For you all in Socal. What happened to Sinclair Paint?


----------



## ewingpainting.net (Jun 2, 2008)

NollBrosPainting said:


> For you all in Socal. What happened to Sinclair Paint?


Ici bought them befor gliden bought out ici.

....


----------



## clermontpainting (Feb 25, 2013)

and ici was bought by akzo nobel and now glidden was purchased by ppg porter. go figure


----------



## LA Painter (Jul 28, 2009)

When I started painting, Sinclair was #1 in SoCal. ICI destroyed them. :hammer:


----------



## ewingpainting.net (Jun 2, 2008)

clermontpainting said:


> and ici was bought by akzo nobel and now glidden was purchased by ppg porter. go figure


I was gonna say, but I forgot the order. Learned to paint with sinwall

....


----------



## robladd (Nov 22, 2010)

Are you guys trying to make an old man cry?

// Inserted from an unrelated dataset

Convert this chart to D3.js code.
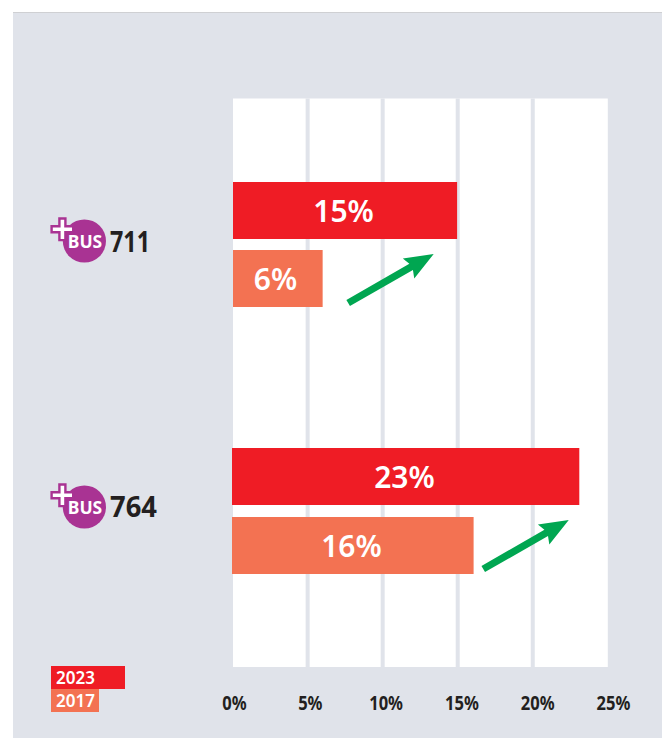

If Sinclairs was on the market today. SoCal
would only have 1 paint store.

I know the most Iconic Building I worked on with their material was Walt Disney's corporate head
quarters in Burbank CA


----------



## LA Painter (Jul 28, 2009)

-Sinwall
-Sinco Satin
-Stucco-Life
-Plasto-Life
-Sash & Trim Enamel

I started buying from Sinclair in 1981. In those days we used stock colors for everything. Tinting was very rare. I didn't even own a fan deck. Just int & ext color charts. Great company & great people. What happened makes me very sad.


----------



## ewingpainting.net (Jun 2, 2008)

I found a quart of sinwall at a garage sell and had to buy it for my collection.

....


----------



## PatsPainting (Mar 4, 2010)

I like the Old Quaker can - When I first started in 89 and was doing track work up in Palos Verdes that's all we used. 

Pat


----------



## ewingpainting.net (Jun 2, 2008)

Pat here is a isoflat, this was part of a touch up kit.

....


----------